#### YOUR INSTRUCTIONS:
Look through the lines of the material and count those containing "this". Give that count alone.

--- START SUPPLIED ENTRIES ---

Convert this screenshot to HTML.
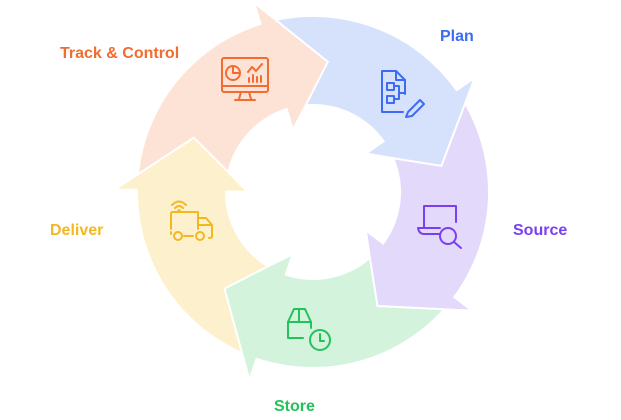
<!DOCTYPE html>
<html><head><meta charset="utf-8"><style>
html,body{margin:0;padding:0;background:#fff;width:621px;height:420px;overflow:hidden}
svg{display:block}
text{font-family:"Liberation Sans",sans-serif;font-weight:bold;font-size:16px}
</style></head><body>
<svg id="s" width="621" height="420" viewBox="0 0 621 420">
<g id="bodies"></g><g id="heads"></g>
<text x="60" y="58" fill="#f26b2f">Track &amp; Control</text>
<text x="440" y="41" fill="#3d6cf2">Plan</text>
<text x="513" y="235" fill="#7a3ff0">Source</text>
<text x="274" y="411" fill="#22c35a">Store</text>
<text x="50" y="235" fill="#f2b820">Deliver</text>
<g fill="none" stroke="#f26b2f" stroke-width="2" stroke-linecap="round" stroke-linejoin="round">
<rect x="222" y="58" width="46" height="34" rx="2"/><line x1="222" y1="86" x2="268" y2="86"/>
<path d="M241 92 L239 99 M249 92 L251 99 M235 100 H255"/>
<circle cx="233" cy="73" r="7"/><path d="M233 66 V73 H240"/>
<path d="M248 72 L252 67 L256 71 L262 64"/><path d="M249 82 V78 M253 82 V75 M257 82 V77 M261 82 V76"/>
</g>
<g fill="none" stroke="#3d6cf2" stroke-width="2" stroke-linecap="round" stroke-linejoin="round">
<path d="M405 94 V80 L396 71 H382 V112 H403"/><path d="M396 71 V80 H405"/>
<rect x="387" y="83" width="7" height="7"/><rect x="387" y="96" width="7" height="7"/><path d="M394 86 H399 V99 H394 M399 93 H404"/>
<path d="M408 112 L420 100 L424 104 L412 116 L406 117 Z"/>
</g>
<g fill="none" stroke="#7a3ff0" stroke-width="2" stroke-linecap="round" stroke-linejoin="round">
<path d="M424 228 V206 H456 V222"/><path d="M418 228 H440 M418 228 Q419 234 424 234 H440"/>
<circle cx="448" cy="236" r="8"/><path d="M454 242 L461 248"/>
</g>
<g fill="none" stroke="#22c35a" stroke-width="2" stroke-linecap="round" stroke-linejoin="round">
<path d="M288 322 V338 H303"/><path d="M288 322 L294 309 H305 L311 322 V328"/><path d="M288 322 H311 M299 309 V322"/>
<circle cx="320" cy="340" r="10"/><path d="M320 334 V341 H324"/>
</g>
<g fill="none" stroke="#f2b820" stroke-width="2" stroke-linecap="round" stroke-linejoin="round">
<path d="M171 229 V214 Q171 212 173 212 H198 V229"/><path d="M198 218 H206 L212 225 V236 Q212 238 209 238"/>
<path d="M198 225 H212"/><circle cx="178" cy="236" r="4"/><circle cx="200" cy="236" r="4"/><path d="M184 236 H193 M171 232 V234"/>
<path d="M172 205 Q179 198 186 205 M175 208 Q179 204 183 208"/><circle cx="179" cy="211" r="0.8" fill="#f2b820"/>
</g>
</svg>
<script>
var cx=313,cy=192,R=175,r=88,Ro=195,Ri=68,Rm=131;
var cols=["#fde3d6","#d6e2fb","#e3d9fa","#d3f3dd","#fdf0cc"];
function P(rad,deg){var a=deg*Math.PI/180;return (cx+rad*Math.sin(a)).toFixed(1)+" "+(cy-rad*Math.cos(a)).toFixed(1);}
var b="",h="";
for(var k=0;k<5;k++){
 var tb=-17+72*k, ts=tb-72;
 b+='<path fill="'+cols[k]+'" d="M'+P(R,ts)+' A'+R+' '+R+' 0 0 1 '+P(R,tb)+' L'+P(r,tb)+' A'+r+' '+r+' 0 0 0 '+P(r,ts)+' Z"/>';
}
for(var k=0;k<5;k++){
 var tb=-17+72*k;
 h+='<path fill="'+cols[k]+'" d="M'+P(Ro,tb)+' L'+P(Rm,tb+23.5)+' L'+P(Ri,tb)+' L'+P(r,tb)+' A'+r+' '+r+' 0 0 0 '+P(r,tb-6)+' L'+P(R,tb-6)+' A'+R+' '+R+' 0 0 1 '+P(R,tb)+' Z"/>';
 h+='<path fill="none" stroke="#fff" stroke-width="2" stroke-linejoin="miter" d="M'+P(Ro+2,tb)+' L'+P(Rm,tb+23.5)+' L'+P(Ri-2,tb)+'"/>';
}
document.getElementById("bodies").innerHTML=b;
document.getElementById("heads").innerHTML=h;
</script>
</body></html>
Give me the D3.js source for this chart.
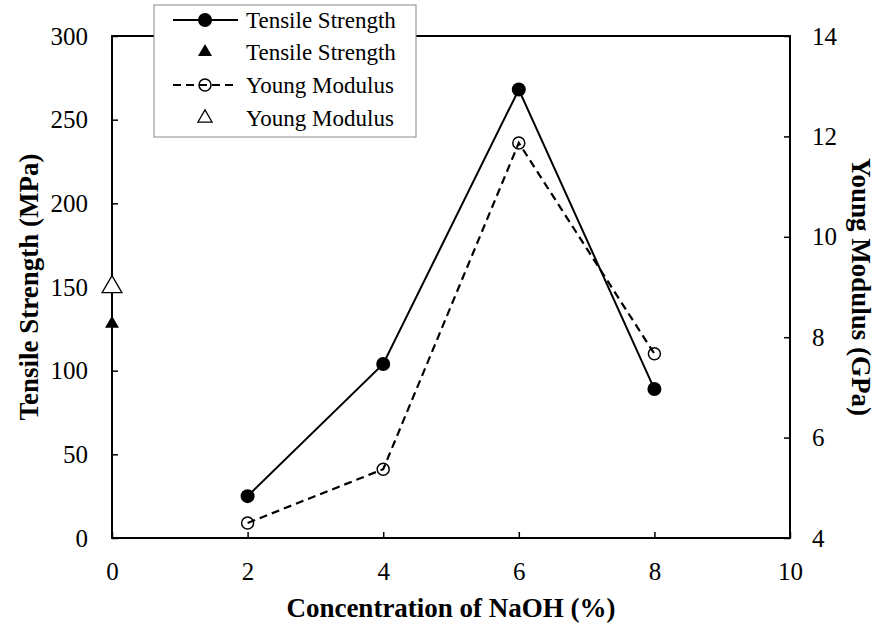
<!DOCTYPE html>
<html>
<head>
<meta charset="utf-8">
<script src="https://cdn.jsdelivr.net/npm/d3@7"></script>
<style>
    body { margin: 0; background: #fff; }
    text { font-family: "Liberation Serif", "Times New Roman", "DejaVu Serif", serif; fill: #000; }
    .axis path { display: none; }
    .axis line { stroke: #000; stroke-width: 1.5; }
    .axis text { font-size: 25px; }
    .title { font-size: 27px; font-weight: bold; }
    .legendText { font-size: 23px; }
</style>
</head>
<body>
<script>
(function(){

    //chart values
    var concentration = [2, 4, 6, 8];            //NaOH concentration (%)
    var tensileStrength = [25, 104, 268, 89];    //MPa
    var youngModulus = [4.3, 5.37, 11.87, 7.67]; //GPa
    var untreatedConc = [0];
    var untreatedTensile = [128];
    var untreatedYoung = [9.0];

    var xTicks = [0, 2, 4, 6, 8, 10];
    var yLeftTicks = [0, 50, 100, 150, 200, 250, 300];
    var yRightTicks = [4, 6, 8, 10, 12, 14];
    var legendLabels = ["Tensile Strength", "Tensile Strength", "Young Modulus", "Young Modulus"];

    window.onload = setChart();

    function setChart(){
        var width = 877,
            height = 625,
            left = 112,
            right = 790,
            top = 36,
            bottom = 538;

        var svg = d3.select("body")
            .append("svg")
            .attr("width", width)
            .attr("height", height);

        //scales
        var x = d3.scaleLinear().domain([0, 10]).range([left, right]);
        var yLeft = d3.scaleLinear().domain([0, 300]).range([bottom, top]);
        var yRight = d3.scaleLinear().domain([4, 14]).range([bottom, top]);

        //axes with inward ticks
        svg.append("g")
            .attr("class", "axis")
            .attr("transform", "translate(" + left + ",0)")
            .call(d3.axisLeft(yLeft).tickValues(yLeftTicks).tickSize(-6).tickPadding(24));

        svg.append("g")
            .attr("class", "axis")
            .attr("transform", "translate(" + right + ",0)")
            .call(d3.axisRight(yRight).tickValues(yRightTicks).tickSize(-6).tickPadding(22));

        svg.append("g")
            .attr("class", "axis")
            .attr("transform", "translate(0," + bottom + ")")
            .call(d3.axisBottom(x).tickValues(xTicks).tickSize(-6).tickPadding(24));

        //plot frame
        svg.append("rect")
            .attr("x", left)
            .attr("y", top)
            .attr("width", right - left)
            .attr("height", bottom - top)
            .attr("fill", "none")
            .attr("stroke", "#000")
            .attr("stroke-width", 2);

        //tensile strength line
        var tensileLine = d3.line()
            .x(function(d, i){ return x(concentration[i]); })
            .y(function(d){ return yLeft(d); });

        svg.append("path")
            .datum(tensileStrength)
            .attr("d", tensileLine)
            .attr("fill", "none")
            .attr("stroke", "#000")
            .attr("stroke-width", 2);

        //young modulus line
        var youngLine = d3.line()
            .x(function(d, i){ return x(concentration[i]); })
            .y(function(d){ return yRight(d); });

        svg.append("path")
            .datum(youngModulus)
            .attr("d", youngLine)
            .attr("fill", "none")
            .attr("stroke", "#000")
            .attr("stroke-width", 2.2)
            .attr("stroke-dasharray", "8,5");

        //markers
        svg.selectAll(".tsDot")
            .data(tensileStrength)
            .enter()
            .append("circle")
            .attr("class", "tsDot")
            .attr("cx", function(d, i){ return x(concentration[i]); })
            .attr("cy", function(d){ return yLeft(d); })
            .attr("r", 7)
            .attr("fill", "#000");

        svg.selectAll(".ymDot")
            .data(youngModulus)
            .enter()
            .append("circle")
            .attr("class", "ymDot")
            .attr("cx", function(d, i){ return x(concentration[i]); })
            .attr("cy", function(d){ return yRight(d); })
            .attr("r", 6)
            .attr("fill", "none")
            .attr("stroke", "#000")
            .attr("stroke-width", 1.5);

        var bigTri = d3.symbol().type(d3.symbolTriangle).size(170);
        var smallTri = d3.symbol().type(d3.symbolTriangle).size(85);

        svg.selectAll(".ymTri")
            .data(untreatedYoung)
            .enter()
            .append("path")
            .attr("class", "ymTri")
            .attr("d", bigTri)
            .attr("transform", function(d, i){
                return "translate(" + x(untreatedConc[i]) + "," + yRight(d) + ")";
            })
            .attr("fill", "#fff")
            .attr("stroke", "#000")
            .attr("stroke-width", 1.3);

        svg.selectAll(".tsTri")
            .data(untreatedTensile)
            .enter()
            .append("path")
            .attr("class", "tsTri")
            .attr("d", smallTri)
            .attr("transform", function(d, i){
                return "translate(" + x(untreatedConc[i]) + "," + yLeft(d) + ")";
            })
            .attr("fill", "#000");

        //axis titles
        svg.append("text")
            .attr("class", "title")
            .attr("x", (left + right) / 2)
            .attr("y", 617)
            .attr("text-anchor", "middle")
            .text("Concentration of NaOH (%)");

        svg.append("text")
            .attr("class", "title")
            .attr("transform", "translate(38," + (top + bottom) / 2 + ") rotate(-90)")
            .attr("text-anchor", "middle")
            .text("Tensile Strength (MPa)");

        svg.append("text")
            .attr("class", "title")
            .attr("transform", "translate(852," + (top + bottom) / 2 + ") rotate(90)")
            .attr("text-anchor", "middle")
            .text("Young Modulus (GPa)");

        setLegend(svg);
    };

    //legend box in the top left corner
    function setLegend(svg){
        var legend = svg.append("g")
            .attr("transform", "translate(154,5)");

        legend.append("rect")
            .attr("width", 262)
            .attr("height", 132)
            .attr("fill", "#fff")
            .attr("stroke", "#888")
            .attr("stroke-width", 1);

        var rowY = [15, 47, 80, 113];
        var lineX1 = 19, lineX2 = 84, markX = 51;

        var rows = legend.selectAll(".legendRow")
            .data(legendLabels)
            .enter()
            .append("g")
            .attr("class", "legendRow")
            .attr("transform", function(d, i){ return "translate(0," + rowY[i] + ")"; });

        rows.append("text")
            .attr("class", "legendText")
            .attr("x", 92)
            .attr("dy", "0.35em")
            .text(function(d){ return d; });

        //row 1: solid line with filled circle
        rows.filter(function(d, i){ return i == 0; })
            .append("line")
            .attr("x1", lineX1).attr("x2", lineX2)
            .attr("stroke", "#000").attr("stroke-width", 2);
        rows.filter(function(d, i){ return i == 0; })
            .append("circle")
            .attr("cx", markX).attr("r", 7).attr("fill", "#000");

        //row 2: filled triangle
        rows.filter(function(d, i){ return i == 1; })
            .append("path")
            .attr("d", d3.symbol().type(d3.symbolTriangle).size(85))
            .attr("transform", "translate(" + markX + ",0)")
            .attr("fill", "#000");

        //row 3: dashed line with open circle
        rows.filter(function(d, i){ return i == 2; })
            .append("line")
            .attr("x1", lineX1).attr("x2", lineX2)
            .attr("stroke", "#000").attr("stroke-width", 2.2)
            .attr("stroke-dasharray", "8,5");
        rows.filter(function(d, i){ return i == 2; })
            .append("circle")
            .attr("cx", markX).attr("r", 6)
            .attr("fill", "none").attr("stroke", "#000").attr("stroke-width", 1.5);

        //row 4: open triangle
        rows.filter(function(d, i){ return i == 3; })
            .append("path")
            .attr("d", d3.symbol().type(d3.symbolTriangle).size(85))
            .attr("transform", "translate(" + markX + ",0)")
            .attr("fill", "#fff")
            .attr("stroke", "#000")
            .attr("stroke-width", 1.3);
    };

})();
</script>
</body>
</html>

--- END SUPPLIED ENTRIES ---

#### EXERCISE OUTPUT:
2